On indicators of Hopf algebras. (Q2351745)

Let \(n\) be a natural number. In the paper under review the author establishes several results on the \(n\)-th Frobenius-Schur indicator \(\nu_n(H)\) of a finite dimensional Hopf algebra \(H\), as introduced by \textit{Y. Kashina, S. Montgomery} and \textit{S.-H. Ng} [in Isr. J. Math. 188, 57-89 (2012; Zbl 1260.16027)]. Furthermore, the author extends the definition of \(\nu_n(H)\) for all \(n\in\mathbb Z\) and proves that for \(n\leq 0\), \(\nu_n(H)\) is still a gauge invariant of \(H\).
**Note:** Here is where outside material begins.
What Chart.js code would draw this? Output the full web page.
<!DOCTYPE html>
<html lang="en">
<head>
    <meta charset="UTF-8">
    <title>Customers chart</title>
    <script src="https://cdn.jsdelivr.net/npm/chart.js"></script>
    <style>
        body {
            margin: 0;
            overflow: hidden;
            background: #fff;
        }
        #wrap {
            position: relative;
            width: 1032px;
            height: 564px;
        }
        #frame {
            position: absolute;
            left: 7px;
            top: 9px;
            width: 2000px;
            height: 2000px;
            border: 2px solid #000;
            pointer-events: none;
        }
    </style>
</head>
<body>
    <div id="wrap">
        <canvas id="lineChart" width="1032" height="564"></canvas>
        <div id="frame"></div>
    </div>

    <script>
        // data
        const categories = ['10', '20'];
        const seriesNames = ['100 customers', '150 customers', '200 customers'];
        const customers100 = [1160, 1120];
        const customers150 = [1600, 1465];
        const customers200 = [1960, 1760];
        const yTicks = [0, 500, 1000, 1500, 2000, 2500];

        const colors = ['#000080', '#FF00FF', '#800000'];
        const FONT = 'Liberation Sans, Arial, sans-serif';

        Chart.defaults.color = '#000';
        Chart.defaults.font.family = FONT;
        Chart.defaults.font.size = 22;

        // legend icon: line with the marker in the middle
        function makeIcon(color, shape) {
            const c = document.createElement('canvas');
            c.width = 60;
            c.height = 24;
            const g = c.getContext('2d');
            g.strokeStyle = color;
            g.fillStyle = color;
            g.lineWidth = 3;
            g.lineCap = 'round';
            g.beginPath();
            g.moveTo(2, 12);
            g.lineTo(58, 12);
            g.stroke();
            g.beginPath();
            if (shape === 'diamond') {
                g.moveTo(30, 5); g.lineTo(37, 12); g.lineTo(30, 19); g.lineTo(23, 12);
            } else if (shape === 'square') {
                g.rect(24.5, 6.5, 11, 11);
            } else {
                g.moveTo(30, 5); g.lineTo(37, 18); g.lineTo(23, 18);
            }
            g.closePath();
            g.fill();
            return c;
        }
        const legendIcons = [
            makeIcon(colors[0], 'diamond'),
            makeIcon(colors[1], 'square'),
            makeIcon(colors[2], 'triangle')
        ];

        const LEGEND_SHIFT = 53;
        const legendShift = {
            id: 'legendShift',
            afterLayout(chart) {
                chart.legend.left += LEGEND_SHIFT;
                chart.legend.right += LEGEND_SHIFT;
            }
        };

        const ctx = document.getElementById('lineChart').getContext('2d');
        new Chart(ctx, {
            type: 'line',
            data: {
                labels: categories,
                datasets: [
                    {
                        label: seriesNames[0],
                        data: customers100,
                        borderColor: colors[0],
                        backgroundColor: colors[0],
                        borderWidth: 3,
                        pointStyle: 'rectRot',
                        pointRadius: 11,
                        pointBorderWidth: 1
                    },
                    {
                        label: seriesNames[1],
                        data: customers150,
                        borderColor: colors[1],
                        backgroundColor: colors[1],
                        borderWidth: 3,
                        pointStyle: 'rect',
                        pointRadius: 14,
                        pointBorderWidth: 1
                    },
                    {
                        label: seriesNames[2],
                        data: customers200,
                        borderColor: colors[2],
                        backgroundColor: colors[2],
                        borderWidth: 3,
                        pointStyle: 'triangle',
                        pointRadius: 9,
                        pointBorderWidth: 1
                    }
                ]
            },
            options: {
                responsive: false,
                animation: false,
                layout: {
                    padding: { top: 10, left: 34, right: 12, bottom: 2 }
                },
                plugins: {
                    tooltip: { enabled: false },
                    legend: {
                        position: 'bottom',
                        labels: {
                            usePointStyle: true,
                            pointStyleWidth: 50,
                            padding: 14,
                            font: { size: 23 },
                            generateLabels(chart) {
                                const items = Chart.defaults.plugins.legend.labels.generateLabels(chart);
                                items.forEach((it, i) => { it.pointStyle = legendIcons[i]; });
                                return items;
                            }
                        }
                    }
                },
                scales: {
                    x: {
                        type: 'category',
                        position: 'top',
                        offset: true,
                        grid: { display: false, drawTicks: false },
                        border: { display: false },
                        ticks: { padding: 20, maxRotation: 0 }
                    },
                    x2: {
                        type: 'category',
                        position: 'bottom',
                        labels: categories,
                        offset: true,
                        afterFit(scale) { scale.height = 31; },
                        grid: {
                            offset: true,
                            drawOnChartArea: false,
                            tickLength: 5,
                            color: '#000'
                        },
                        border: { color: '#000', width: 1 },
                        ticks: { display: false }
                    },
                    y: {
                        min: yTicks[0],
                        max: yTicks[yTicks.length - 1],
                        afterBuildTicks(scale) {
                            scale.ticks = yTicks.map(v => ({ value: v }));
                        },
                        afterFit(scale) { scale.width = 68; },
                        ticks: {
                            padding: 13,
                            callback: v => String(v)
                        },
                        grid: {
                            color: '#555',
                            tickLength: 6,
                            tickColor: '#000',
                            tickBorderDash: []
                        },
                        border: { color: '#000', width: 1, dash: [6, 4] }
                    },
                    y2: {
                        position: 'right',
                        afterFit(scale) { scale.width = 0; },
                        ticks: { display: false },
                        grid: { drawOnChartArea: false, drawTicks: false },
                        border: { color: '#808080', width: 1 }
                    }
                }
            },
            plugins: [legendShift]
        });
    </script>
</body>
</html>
For negative values of \(n\) it is shown that \(\nu_n(H)=\nu_{-1}(H)\nu_{-n}(H)\) and moreover \(\nu_n(H)=\nu_{-n}(H)\) if \(H\) is unimodular. Relations with the linear recursiveness of the sequence \(\nu_n(H)\), proved by Kashina, Montgomery and Ng, are investigated. One of the main results of the paper is the cyclotomic integrality of \(\nu_n(H)\), more precisely, it is shown that for all \(n\geq 1\), \(\nu_n(H)\in\mathbb Z[e^{2\pi\sqrt{-1}}/N]\), where \(N=nm\) and \(m\) is the order of the second power of the antipode of \(H\). The formula \(\nu_n(D(H))=|\nu_n(H)|^2\) is also established for all \(n\geq 1\), proving a conjecture made by Kashina, Montgomery and Ng [in loc. cit.]. It is also shown that if \(H\) is a filtered finite dimensional Hopf algebra, that is, \(H\) is a Hopf algebra in the symmetric monoidal category of filtered vector spaces, then for all \(n\geq 1\), \(\nu_n(H)=\nu_n(\text{gr\,}H)\), where \(\text{gr\,}H\) is the associated graded Hopf algebra, which is a Hopf algebra in the symmetric monoidal category of graded vector spaces. This is applied to study the indicators of the finite dimensional pointed Hopf algebras \(u(\mathcal D,\lambda,\mu)\), described by \textit{N. Andruskiewitsch} and \textit{H.-J. Schneider} [Ann. Math. (2) 171, No. 1, 375-417 (2010; Zbl 1208.16028)]. A factorization formula for the second indicator, which coincides with the trace of the antipode, is given in this context. As an application of the results of the paper, the author determines the \(n\)-th indicator of a Taft algebra and of the small quantum group \(u_q(\mathfrak{sl}_2)\), for all \(n\geq 1\).